The records
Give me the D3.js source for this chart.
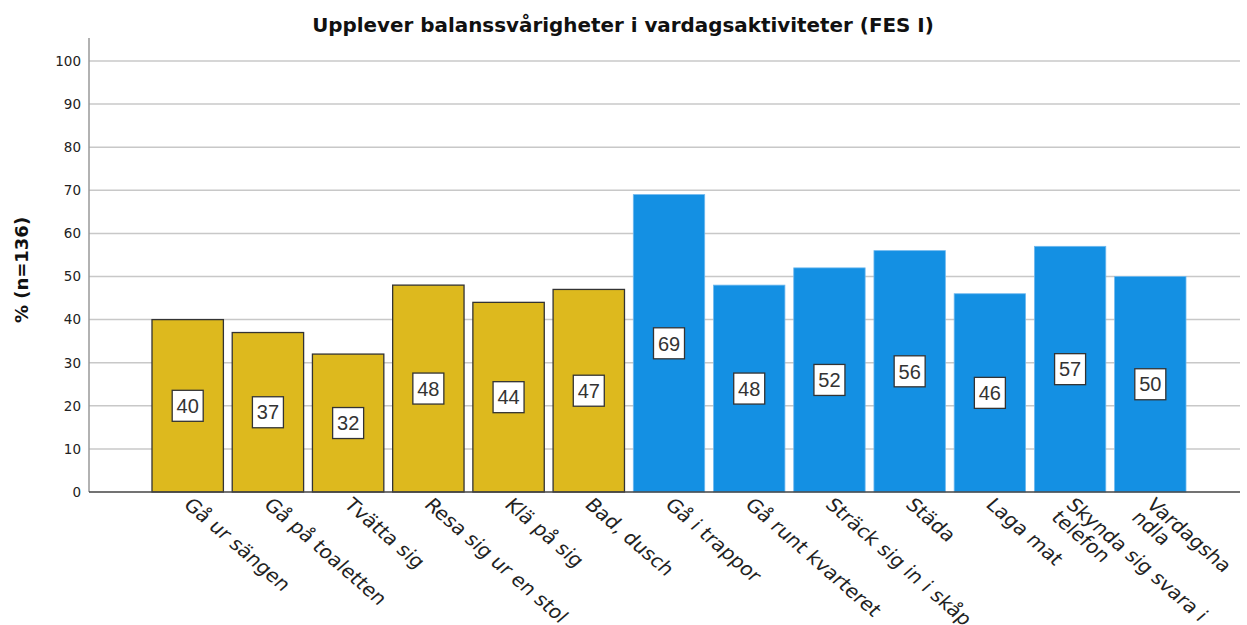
<!DOCTYPE html>
<html><head><meta charset="utf-8">
<script src="https://cdn.jsdelivr.net/npm/d3@7"></script>
<style>body{margin:0;background:#fff;font-family:"DejaVu Sans",sans-serif}</style>
</head><body>
<svg id="c" width="1247" height="625"></svg>
<script>
const categories = [["Gå ur sängen"],["Gå på toaletten"],["Tvätta sig"],["Resa sig ur en stol"],["Klä på sig"],["Bad, dusch"],["Gå i trappor"],["Gå runt kvarteret"],["Sträck sig in i skåp"],["Städa"],["Laga mat"],["Skynda sig svara i","telefon"],["Vardagsha","ndla"]];
const values = [40,37,32,48,44,47,69,48,52,56,46,57,50];
const groups = ["a","a","a","a","a","a","b","b","b","b","b","b","b"];
const yTicks = [0,10,20,30,40,50,60,70,80,90,100];
const title = "Upplever balanssvårigheter i vardagsaktiviteter (FES I)";
const yTitle = "% (n=136)";

const svg = d3.select("#c");
const axX = 89, plotRight = 1240, y0 = 492, yTop = 38;
const y = d3.scaleLinear().domain([0,100]).range([y0, 61]);
const x = d3.scaleBand().domain(d3.range(values.length)).range([152, 1186]).paddingInner(0.11).paddingOuter(0);
const color = {a:"#DDB91E", b:"#1490E3"};

// gridlines
svg.append("g").selectAll("line").data(yTicks.filter(d=>d>0)).join("line")
  .attr("x1",axX).attr("x2",plotRight).attr("y1",d=>y(d)).attr("y2",d=>y(d))
  .attr("stroke","#c8c8c8").attr("stroke-width",1.5);

// y axis
const ya = svg.append("g").attr("transform",`translate(${axX},0)`)
  .call(d3.axisLeft(y).tickValues(yTicks).tickSize(0).tickPadding(8));
ya.select(".domain").remove();
ya.selectAll("text").attr("font-family","DejaVu Sans, sans-serif").attr("font-size",13.5).attr("fill","#222");
svg.append("line").attr("x1",axX).attr("x2",axX).attr("y1",yTop).attr("y2",y0).attr("stroke","#999").attr("stroke-width",1.5);

// bars
svg.append("g").selectAll("rect").data(values).join("rect")
  .attr("x",(d,i)=>x(i)).attr("width",x.bandwidth())
  .attr("y",d=>y(d)).attr("height",d=>y0-y(d))
  .attr("fill",(d,i)=>color[groups[i]])
  .attr("stroke",(d,i)=>groups[i]==="a"?"#333":"#6fb8ee")
  .attr("stroke-width",(d,i)=>groups[i]==="a"?1.3:0.8);

// x axis line
svg.append("line").attr("x1",axX).attr("x2",plotRight).attr("y1",y0).attr("y2",y0).attr("stroke","#444").attr("stroke-width",1.3);

// value labels
const lab = svg.append("g").selectAll("g").data(values).join("g")
  .attr("transform",(d,i)=>`translate(${x(i)+x.bandwidth()/2},${y(d/2)})`);
lab.append("rect").attr("x",-15.5).attr("y",-15.5).attr("width",31).attr("height",31)
  .attr("fill","#fff").attr("stroke","#333").attr("stroke-width",1.3);
lab.append("text").attr("text-anchor","middle").attr("dy","0.36em")
  .attr("font-family","Liberation Sans, Arial, sans-serif")
  .attr("font-size",20).attr("fill","#333").text(d=>d);

// category labels
const cl = svg.append("g").selectAll("text").data(categories).join("text")
  .attr("transform",(d,i)=>`translate(${x(i)+x.bandwidth()/2+6},${y0+4}) scale(1.15,1) rotate(45)`)
  .attr("font-size",18.2).attr("fill","#222");
cl.each(function(lines){
  const t = d3.select(this);
  lines.forEach((s,k)=>t.append("tspan").attr("x",0).attr("dy",k===0?"0.75em":"1.0em").text(s));
});

// title
svg.append("text").attr("x",623).attr("y",32).attr("text-anchor","middle")
  .attr("font-size",19.9).attr("font-weight","bold").attr("fill","#111").text(title);

// y title
svg.append("text").attr("transform","translate(28,270) rotate(-90)").attr("text-anchor","middle")
  .attr("font-size",18).attr("font-weight","bold").attr("fill","#111").text(yTitle);
</script>
</body></html>
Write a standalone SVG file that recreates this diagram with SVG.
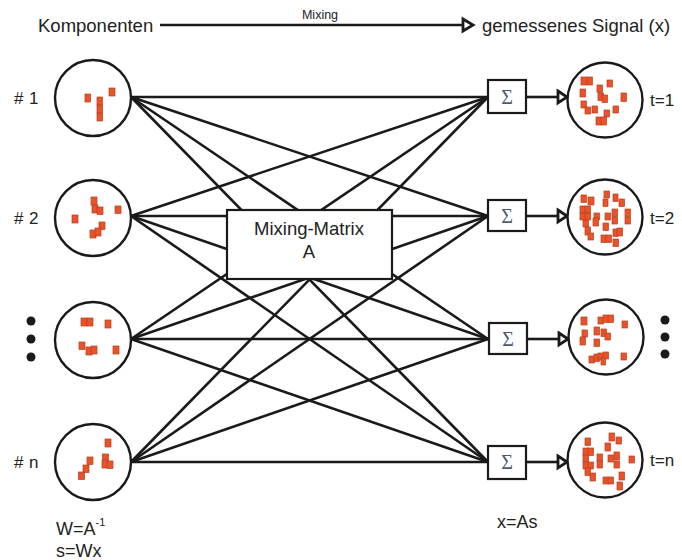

What to do
Write the records above out again exactly, with no pictures in your copy.

Response to the exercise
Give me the D3.js source for this chart.
<!DOCTYPE html>
<html><head><meta charset="utf-8">
<script src="https://cdn.jsdelivr.net/npm/d3@7"></script>
<style>body{margin:0;background:#fff;font-family:"DejaVu Sans",sans-serif}</style>
</head><body>
<svg id="c" width="1247" height="625"></svg>
<script>
const categories = [["Gå ur sängen"],["Gå på toaletten"],["Tvätta sig"],["Resa sig ur en stol"],["Klä på sig"],["Bad, dusch"],["Gå i trappor"],["Gå runt kvarteret"],["Sträck sig in i skåp"],["Städa"],["Laga mat"],["Skynda sig svara i","telefon"],["Vardagsha","ndla"]];
const values = [40,37,32,48,44,47,69,48,52,56,46,57,50];
const groups = ["a","a","a","a","a","a","b","b","b","b","b","b","b"];
const yTicks = [0,10,20,30,40,50,60,70,80,90,100];
const title = "Upplever balanssvårigheter i vardagsaktiviteter (FES I)";
const yTitle = "% (n=136)";

const svg = d3.select("#c");
const axX = 89, plotRight = 1240, y0 = 492, yTop = 38;
const y = d3.scaleLinear().domain([0,100]).range([y0, 61]);
const x = d3.scaleBand().domain(d3.range(values.length)).range([152, 1186]).paddingInner(0.11).paddingOuter(0);
const color = {a:"#DDB91E", b:"#1490E3"};

// gridlines
svg.append("g").selectAll("line").data(yTicks.filter(d=>d>0)).join("line")
  .attr("x1",axX).attr("x2",plotRight).attr("y1",d=>y(d)).attr("y2",d=>y(d))
  .attr("stroke","#c8c8c8").attr("stroke-width",1.5);

// y axis
const ya = svg.append("g").attr("transform",`translate(${axX},0)`)
  .call(d3.axisLeft(y).tickValues(yTicks).tickSize(0).tickPadding(8));
ya.select(".domain").remove();
ya.selectAll("text").attr("font-family","DejaVu Sans, sans-serif").attr("font-size",13.5).attr("fill","#222");
svg.append("line").attr("x1",axX).attr("x2",axX).attr("y1",yTop).attr("y2",y0).attr("stroke","#999").attr("stroke-width",1.5);

// bars
svg.append("g").selectAll("rect").data(values).join("rect")
  .attr("x",(d,i)=>x(i)).attr("width",x.bandwidth())
  .attr("y",d=>y(d)).attr("height",d=>y0-y(d))
  .attr("fill",(d,i)=>color[groups[i]])
  .attr("stroke",(d,i)=>groups[i]==="a"?"#333":"#6fb8ee")
  .attr("stroke-width",(d,i)=>groups[i]==="a"?1.3:0.8);

// x axis line
svg.append("line").attr("x1",axX).attr("x2",plotRight).attr("y1",y0).attr("y2",y0).attr("stroke","#444").attr("stroke-width",1.3);

// value labels
const lab = svg.append("g").selectAll("g").data(values).join("g")
  .attr("transform",(d,i)=>`translate(${x(i)+x.bandwidth()/2},${y(d/2)})`);
lab.append("rect").attr("x",-15.5).attr("y",-15.5).attr("width",31).attr("height",31)
  .attr("fill","#fff").attr("stroke","#333").attr("stroke-width",1.3);
lab.append("text").attr("text-anchor","middle").attr("dy","0.36em")
  .attr("font-family","Liberation Sans, Arial, sans-serif")
  .attr("font-size",20).attr("fill","#333").text(d=>d);

// category labels
const cl = svg.append("g").selectAll("text").data(categories).join("text")
  .attr("transform",(d,i)=>`translate(${x(i)+x.bandwidth()/2+6},${y0+4}) scale(1.15,1) rotate(45)`)
  .attr("font-size",18.2).attr("fill","#222");
cl.each(function(lines){
  const t = d3.select(this);
  lines.forEach((s,k)=>t.append("tspan").attr("x",0).attr("dy",k===0?"0.75em":"1.0em").text(s));
});

// title
svg.append("text").attr("x",623).attr("y",32).attr("text-anchor","middle")
  .attr("font-size",19.9).attr("font-weight","bold").attr("fill","#111").text(title);

// y title
svg.append("text").attr("transform","translate(28,270) rotate(-90)").attr("text-anchor","middle")
  .attr("font-size",18).attr("font-weight","bold").attr("fill","#111").text(yTitle);
</script>
</body></html>
Write a standalone SVG file that recreates this diagram with SVG.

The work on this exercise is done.